Inheritance tax thresholds will be frozen for a further year to April 2031. 

Cash ISA allowance cut to £12,000 for under-65s only 

The tax-free ISA allowance will remain at £20,000 for investments in stocks & shares products but a cap of £12,000 will apply to cash ISAs from April 2027. 

Over 65s will retain the full cash ISA allowance. 

Lifetime ISA to be scrapped 

The government will publish a consultation in early 2026 on the implementation of a ‘simpler’ product to support first time buyers to buy a home.  

Once available, this new product will replace the Lifetime ISA.   

Pledge to re-engineer EIS & VCT schemes 

The Chancellor spoke to re-engineering Enterprise Investment Scheme (EIS) and Venture Capital Trust (VCT) schemes, so they don’t just back early-stage ideas but stay with companies as they grow. 

The government will increase the annual limit that can be invested into companies via VCT and EIS to £10m, and £20m for so-called ‘knowledge intensive companies’ (KICs), as well as increasing the lifetime company investment limit to £24m, and £40m for KICs.   

Income Tax relief on VCTs reduces from 30 per cent to 20 per cent from April 2026, whilst EIS stays at 30 per cent. 

£2,000 salary sacrifice cap confirmed 

Reeves capped the NICs exemption for salary-sacrificed pension contributions at £2,000, with employee contributions above that taxed in the same way as other earnings. This is due to come in from April 2029.   

All employer pension contributions will continue to be free of NICs.

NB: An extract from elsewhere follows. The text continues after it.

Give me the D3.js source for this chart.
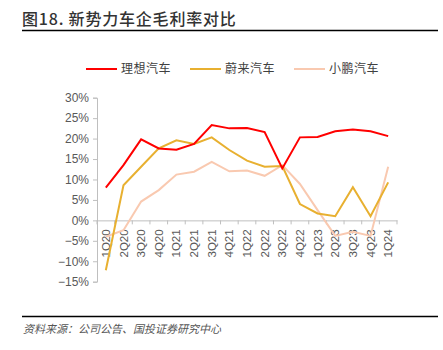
<!DOCTYPE html>
<html>
<head>
<meta charset="utf-8">
<script src="https://cdn.jsdelivr.net/npm/d3@7"></script>
<style>
  body { margin: 0; background: #fff; }
  svg text { font-family: "Liberation Sans", Arial, "Noto Sans CJK SC", sans-serif; }
  .cjk { font-family: "Noto Sans CJK SC", sans-serif; }
</style>
</head>
<body>
<div id="chart"></div>
<script>
var width = 443, height = 350;

// data
var quarters = ["1Q20", "2Q20", "3Q20", "4Q20", "1Q21", "2Q21", "3Q21", "4Q21",
    "1Q22", "2Q22", "3Q22", "4Q22", "1Q23", "2Q23", "3Q23", "4Q23", "1Q24"];
var liAuto = [8.0, 13.5, 19.8, 17.6, 17.3, 18.7, 23.3, 22.5, 22.6, 21.6, 12.7, 20.3, 20.4, 21.8, 22.2, 21.8, 20.6];
var nio = [-12.2, 8.6, 13.1, 17.6, 19.6, 18.7, 20.3, 17.2, 14.6, 13.1, 13.3, 4.0, 1.7, 1.0, 8.1, 1.0, 9.3];
var xpeng = [-4.0, -2.4, 4.6, 7.4, 11.2, 11.9, 14.3, 12.0, 12.2, 10.9, 13.5, 8.9, 2.5, -3.8, -2.8, -3.8, 13.1];
var seriesNames = ["理想汽车", "蔚来汽车", "小鹏汽车"];
var seriesColors = ["#ff0000", "#e8b030", "#f9c9b0"];
var yTicks = [30, 25, 20, 15, 10, 5, 0, -5, -10, -15];

var svg = d3.select("#chart").append("svg")
    .attr("width", width)
    .attr("height", height);

// title + rules
svg.append("text")
    .attr("class", "cjk")
    .attr("x", 22).attr("y", 25)
    .style("font-size", "16px")
    .style("font-weight", "500")
    .style("letter-spacing", "0.8px")
    .style("fill", "#333")
    .text("图18. 新势力车企毛利率对比");

svg.append("line")
    .attr("x1", 22).attr("x2", 438)
    .attr("y1", 30.5).attr("y2", 30.5)
    .style("stroke", "#000").style("stroke-width", 1.5);

svg.append("line")
    .attr("x1", 22).attr("x2", 438)
    .attr("y1", 316.5).attr("y2", 316.5)
    .style("stroke", "#000").style("stroke-width", 1.5);

svg.append("text")
    .attr("class", "cjk")
    .attr("x", 23).attr("y", 333)
    .style("font-size", "11px")
    .style("font-style", "italic")
    .style("fill", "#555")
    .text("资料来源：公司公告、国投证券研究中心");

// scales
var x = d3.scaleBand().domain(quarters).range([97, 397]);
var y = d3.scaleLinear().domain([-15, 30]).range([281.7, 97.7]);

// y axis
var yAxis = svg.append("g")
    .attr("transform", "translate(97,0)")
    .call(d3.axisLeft(y).tickValues(yTicks).tickSize(4).tickPadding(4)
        .tickFormat(d => (d < 0 ? "\u2212" + (-d) : d) + "%"));
yAxis.select(".domain").style("stroke", "#bfbfbf");
yAxis.selectAll(".tick line").style("stroke", "#bfbfbf");
yAxis.selectAll("text")
    .style("font-size", "12px")
    .style("fill", "#595959")
    .style("font-family", "'Liberation Sans', Arial, sans-serif");

// x axis at 0
var xAxis = svg.append("g")
    .attr("transform", "translate(0," + y(0) + ")")
    .call(d3.axisBottom(x).tickSize(0).tickPadding(0));
xAxis.select(".domain").style("stroke", "#bfbfbf");
xAxis.selectAll(".tick text")
    .attr("transform", "rotate(-90)")
    .attr("x", -9).attr("y", 0).attr("dy", "0.35em")
    .style("text-anchor", "end")
    .style("font-size", "11.5px")
    .style("fill", "#595959");
xAxis.selectAll(".bound")
    .data(d3.range(quarters.length + 1))
    .enter().append("line")
    .attr("x1", i => 97 + i * x.step())
    .attr("x2", i => 97 + i * x.step())
    .attr("y1", 0).attr("y2", 4)
    .style("stroke", "#bfbfbf");

// lines, drawn back to front
var line = d3.line()
    .x((d, i) => x(quarters[i]) + x.bandwidth() / 2)
    .y(d => y(d));

[xpeng, nio, liAuto].forEach(function (vals, k) {
    var idx = 2 - k;
    svg.append("path")
        .datum(vals)
        .attr("d", line)
        .style("fill", "none")
        .style("stroke", seriesColors[idx])
        .style("stroke-width", 2);
});

// legend
var legendX = [86, 190, 294];
seriesNames.forEach(function (name, i) {
    var g = svg.append("g").attr("transform", "translate(" + legendX[i] + ",69)");
    g.append("line")
        .attr("x1", 0).attr("x2", 31)
        .style("stroke", seriesColors[i]).style("stroke-width", 2);
    g.append("text")
        .attr("class", "cjk")
        .attr("x", 35).attr("y", 0).attr("dy", "0.35em")
        .style("font-size", "12px")
        .style("letter-spacing", "0.5px")
        .style("fill", "#404040")
        .text(name);
});
</script>
</body>
</html>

There could be opportunities to bring forward employee pension contributions before the change. 

Employees who choose to sacrifice salary to receive tax free childcare or child benefit can keep doing so.  

State pension to increase by 4.8 per cent

Those on the full new state pension will see their weekly payments go up from £230.25 to £241.30 (£12,547 a year) under the triple lock mechanism – a rise of more than £550 per year. 

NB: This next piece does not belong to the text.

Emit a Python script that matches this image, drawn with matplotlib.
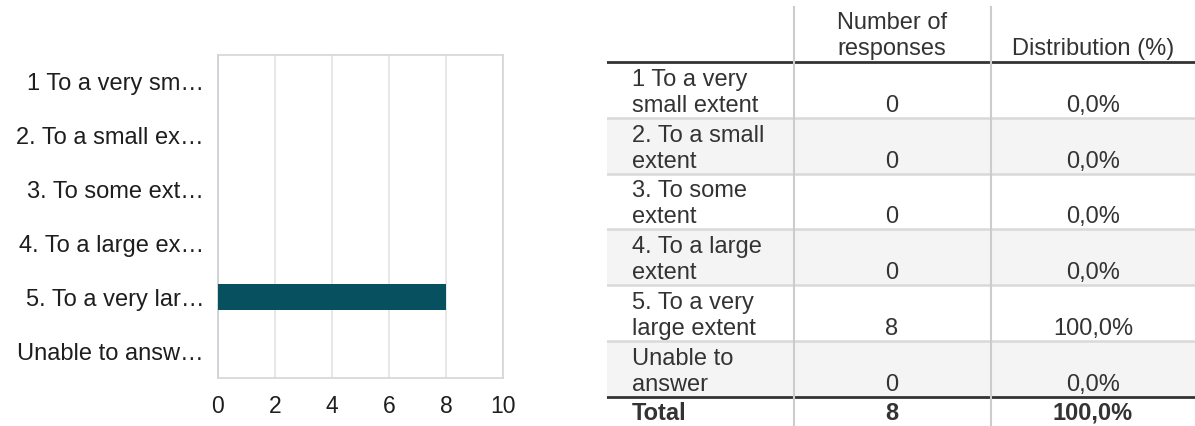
import matplotlib.pyplot as plt
import numpy as np

# data
chart_labels = ["1 To a very sm\u2026", "2. To a small ex\u2026", "3. To some ext\u2026",
                "4. To a large ex\u2026", "5. To a very lar\u2026", "Unable to answ\u2026"]
table_labels = ["1 To a very\nsmall extent", "2. To a small\nextent", "3. To some\nextent",
                "4. To a large\nextent", "5. To a very\nlarge extent", "Unable to\nanswer"]
counts = [0, 0, 0, 0, 8, 0]
x_ticks = [0, 2, 4, 6, 8, 10]

plt.rcParams["font.family"] = ["Liberation Sans", "DejaVu Sans"]

W, H = 1195, 426
fig = plt.figure(figsize=(W / 100, H / 100), dpi=100)

# bar chart on the left
ax = fig.add_axes([218 / W, 48 / H, 285 / W, 323 / H])
y = np.arange(len(counts))
ax.barh(y, counts, height=0.48, color="#07505f", zorder=3)
ax.set_ylim(len(counts) - 0.5, -0.5)
ax.set_xlim(0, 10)
ax.set_xticks(x_ticks)
ax.set_yticks(y)
ax.set_yticklabels(chart_labels)
ax.tick_params(axis="y", length=0, pad=10, labelsize=17, labelcolor="#1e1e1e")
ax.tick_params(axis="x", length=0, pad=12, labelsize=16.5, labelcolor="#1e1e1e")
ax.grid(axis="x", color="#e3e3e3", linewidth=1.2, zorder=0)
for side in ax.spines:
    ax.spines[side].set_color("#d6d6d6")
    ax.spines[side].set_linewidth(1.2)
ax.spines["left"].set_color("#c9cdd6")

# table on the right
tx = 607
tw = W - tx
t = fig.add_axes([tx / W, 0, tw / W, 1])
t.set_xlim(0, tw)
t.set_ylim(H, 0)
t.axis("off")

header_bottom = 62
row_h = 55.8
col2 = 892 - tx
col3 = 1093 - tx
text_x = 632 - tx
fs = 17
tc = "#333333"
total = sum(counts)

# header
t.text(col2, header_bottom - 33, "Number of", ha="center", va="baseline", fontsize=fs, color=tc)
t.text(col2, header_bottom - 7, "responses", ha="center", va="baseline", fontsize=fs, color=tc)
t.text(col3, header_bottom - 7, "Distribution (%)", ha="center", va="baseline", fontsize=fs, color=tc)

for i, (lab, c) in enumerate(zip(table_labels, counts)):
    top = header_bottom + i * row_h
    bot = top + row_h
    if i % 2 == 1:
        t.fill_between([0, tw], top, bot, color="#f4f4f4", linewidth=0, zorder=0)
    if i > 0:
        t.plot([0, tw], [top, top], color="#d9d9d9", linewidth=1.8, zorder=1)
    l1, l2 = lab.split("\n")
    t.text(text_x, bot - 32, l1, ha="left", va="baseline", fontsize=fs, color=tc)
    t.text(text_x, bot - 6, l2, ha="left", va="baseline", fontsize=fs, color=tc)
    t.text(col2, bot - 6, str(c), ha="center", va="baseline", fontsize=fs, color=tc)
    pct = f"{100 * c / total:.1f}".replace(".", ",") + "%"
    t.text(col3, bot - 6, pct, ha="center", va="baseline", fontsize=fs, color=tc)

total_top = header_bottom + len(counts) * row_h
t.plot([0, tw], [header_bottom, header_bottom], color="#333333", linewidth=2, zorder=2)
t.plot([0, tw], [total_top, total_top], color="#333333", linewidth=2, zorder=2)
t.text(text_x, total_top + 23, "Total", ha="left", va="baseline", fontsize=fs, color=tc, fontweight="bold")
t.text(col2, total_top + 23, str(total), ha="center", va="baseline", fontsize=fs, color=tc, fontweight="bold")
t.text(col3, total_top + 23, "100,0%", ha="center", va="baseline", fontsize=fs, color=tc, fontweight="bold")

for vx in [794 - tx, 991 - tx]:
    t.plot([vx, vx], [7, H], color="#cccccc", linewidth=1.5, zorder=3)

fig.savefig("out.png", dpi=100)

The full basic state pension weekly amount will go up from £176.45 to £184.91 (£9,615 a year) – an increase of just under £440 a year. 

Agricultural property relief & business property relief 

The £1m allowance for the 100 per cent rate of agricultural property relief and business property relief will be transferable between spouses and civil partners bringing this into line with other IHT reliefs.  

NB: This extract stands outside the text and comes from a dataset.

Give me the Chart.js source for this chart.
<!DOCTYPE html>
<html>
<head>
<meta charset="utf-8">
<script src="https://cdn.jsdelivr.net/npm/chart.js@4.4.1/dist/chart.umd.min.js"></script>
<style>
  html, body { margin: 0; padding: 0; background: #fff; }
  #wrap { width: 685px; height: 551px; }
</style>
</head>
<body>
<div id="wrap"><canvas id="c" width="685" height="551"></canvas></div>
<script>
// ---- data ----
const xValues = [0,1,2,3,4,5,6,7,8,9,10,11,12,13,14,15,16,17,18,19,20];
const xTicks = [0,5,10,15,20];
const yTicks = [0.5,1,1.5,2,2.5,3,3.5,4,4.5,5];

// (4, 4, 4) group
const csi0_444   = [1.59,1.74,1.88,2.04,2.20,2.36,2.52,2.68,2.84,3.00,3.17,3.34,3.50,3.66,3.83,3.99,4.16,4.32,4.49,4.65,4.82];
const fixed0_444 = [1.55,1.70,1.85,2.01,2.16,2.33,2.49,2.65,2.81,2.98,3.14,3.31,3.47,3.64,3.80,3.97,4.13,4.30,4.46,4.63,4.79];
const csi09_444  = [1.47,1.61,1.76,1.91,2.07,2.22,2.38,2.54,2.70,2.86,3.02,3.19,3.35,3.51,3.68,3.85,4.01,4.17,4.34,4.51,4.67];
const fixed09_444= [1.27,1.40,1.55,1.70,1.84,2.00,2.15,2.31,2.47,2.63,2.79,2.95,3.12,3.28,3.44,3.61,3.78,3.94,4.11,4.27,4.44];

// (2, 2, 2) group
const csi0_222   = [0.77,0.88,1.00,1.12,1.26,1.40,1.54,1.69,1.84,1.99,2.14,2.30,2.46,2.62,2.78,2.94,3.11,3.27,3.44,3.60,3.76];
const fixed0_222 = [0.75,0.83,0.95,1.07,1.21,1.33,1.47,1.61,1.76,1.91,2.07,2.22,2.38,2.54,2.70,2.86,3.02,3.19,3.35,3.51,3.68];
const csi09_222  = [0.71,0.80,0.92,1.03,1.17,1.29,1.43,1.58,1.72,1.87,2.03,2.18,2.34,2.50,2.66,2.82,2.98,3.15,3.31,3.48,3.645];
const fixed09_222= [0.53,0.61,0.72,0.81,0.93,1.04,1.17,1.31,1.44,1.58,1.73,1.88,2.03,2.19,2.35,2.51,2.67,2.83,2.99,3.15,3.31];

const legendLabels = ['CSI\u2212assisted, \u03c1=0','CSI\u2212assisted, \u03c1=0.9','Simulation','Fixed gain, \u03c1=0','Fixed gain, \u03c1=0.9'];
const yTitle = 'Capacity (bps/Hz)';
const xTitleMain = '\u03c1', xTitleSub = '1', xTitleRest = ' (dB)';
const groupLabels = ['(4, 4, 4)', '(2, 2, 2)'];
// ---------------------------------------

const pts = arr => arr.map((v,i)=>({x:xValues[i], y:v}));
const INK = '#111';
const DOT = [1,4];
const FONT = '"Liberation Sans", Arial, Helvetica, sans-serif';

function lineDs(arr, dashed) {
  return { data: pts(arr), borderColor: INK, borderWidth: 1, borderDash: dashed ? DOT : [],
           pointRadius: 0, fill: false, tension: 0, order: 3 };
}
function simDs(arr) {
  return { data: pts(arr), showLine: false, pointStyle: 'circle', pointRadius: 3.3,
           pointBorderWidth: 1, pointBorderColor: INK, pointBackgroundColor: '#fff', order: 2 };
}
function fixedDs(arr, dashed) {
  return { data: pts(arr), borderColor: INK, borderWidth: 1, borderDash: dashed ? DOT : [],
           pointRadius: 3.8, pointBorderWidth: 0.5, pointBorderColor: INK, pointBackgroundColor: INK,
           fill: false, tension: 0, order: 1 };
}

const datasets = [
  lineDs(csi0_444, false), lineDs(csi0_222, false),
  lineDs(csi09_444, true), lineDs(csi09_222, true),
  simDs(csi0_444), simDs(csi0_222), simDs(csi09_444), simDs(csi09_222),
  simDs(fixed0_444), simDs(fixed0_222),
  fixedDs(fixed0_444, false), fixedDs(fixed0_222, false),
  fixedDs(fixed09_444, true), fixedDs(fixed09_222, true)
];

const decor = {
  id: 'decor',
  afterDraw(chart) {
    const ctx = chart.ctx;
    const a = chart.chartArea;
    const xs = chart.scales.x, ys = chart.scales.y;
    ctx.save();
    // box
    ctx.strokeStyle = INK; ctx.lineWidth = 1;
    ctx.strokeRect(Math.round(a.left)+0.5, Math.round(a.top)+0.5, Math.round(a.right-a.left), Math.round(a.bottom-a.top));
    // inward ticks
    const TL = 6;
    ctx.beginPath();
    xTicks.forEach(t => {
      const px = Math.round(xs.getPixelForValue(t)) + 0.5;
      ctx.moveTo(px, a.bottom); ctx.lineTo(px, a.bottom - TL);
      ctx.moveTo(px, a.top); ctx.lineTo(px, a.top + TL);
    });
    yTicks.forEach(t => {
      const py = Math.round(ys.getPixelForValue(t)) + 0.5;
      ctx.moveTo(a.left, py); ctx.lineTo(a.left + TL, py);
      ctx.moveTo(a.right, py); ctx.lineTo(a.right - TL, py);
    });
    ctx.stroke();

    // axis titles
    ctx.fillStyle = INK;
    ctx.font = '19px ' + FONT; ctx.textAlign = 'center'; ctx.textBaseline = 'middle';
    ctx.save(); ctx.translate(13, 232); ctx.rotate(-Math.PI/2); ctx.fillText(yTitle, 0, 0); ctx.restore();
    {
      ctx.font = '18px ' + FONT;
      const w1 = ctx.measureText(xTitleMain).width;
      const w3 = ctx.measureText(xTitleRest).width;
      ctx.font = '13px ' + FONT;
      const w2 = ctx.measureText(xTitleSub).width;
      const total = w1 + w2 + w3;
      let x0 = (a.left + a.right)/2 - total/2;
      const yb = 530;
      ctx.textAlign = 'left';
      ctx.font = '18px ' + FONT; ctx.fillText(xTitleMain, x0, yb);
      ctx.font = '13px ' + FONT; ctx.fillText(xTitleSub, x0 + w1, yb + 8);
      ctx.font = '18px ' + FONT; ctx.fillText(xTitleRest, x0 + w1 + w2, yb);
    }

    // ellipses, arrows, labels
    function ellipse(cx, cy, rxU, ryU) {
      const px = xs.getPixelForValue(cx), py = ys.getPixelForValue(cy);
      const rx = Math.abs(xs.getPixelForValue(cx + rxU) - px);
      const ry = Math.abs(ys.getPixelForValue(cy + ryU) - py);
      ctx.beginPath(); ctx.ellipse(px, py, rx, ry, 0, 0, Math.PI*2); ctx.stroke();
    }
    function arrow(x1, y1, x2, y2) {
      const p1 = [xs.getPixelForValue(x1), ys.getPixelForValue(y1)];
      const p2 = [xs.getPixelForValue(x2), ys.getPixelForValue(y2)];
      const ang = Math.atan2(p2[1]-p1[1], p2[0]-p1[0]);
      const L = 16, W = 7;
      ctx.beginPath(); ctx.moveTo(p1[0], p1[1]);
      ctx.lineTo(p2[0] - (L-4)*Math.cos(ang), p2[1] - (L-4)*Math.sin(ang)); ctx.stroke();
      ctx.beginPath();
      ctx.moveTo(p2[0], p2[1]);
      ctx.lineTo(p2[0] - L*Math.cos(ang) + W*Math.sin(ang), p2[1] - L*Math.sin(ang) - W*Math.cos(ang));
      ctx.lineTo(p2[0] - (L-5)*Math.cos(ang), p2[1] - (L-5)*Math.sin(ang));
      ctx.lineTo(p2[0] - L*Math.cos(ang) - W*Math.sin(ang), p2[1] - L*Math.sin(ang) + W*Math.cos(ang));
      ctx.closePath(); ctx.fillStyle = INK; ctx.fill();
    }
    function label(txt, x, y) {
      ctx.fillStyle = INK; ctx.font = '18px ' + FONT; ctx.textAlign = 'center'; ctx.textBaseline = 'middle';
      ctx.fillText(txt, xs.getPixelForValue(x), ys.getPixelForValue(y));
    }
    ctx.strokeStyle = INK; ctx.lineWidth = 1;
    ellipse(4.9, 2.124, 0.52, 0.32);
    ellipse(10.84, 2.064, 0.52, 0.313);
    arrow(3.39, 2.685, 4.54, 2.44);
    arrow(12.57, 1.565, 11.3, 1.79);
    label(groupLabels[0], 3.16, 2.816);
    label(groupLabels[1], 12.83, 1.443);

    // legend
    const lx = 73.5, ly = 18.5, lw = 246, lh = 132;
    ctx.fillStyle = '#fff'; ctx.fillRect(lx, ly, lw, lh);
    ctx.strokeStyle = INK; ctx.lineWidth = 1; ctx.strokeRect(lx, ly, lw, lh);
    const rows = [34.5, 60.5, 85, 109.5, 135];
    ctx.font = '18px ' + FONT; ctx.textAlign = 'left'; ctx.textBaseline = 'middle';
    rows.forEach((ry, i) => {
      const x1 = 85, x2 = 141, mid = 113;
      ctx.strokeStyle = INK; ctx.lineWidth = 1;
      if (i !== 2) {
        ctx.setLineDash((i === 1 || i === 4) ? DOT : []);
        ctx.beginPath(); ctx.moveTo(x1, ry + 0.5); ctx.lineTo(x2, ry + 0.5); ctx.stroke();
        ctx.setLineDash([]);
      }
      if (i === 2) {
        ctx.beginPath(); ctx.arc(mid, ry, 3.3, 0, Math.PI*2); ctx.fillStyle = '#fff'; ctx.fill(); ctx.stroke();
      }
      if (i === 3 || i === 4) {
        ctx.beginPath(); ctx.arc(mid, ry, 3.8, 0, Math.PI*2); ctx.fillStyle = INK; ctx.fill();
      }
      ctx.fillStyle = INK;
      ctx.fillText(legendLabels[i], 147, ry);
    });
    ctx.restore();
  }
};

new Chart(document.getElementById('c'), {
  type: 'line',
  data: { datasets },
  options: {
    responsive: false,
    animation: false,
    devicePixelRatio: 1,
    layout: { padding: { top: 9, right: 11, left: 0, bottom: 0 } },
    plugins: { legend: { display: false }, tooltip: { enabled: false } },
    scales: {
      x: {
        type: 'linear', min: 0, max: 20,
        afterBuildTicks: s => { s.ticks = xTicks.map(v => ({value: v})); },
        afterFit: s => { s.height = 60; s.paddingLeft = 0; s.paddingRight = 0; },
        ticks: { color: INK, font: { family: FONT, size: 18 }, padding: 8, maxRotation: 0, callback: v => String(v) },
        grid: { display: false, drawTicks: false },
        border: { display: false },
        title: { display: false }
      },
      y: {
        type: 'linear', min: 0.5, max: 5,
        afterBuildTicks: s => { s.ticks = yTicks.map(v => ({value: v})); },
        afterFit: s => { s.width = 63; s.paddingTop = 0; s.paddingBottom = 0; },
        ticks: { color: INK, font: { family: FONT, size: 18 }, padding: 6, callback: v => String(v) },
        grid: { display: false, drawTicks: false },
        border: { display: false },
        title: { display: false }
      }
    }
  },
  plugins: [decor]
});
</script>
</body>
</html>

New tax to be levied on electric vehicle drivers 

A new tax on electric vehicles (EVs) will apply, with EV drivers charged 3p per mile, on top of other road taxes from April 2028. 

The chancellor eased the pain slightly by extending the UK’s new electric car grant until 2030. 

The grant currently subsidises the price of a new EV by between £1,500 and £3,750 depending on the model. 

Other measures 

  • From April 2026, workers over 21 will see a 4.1 per cent increase to their minimum wage, bringing it to £12.71 an hour and those aged 18 to 20 will see an 8.5 per cent increase to £10.85. 
  • Fuel duty frozen for five months after April 2026, followed by a staged increase from September 2026. 
  • Regulated rail fares for journeys in England frozen next year for the first time since 1996. 
  • Tax on sugary drinks extended to pre-packaged milkshakes and lattes from 2028, reversing an exemption when the tax was introduced in 2018.  
  • The two-child benefit cap is scrapped from April 2026. 
  • A stamp duty holiday for companies newly listing on the London Stock Exchange will be in place for three years. 
  • The gambling industry is going to be taxed more, to raise more than £1bn. Remote gaming duty will rise to 40 per cent from 21 per cent while online betting tax will rise from 15 per cent to 25 per cent.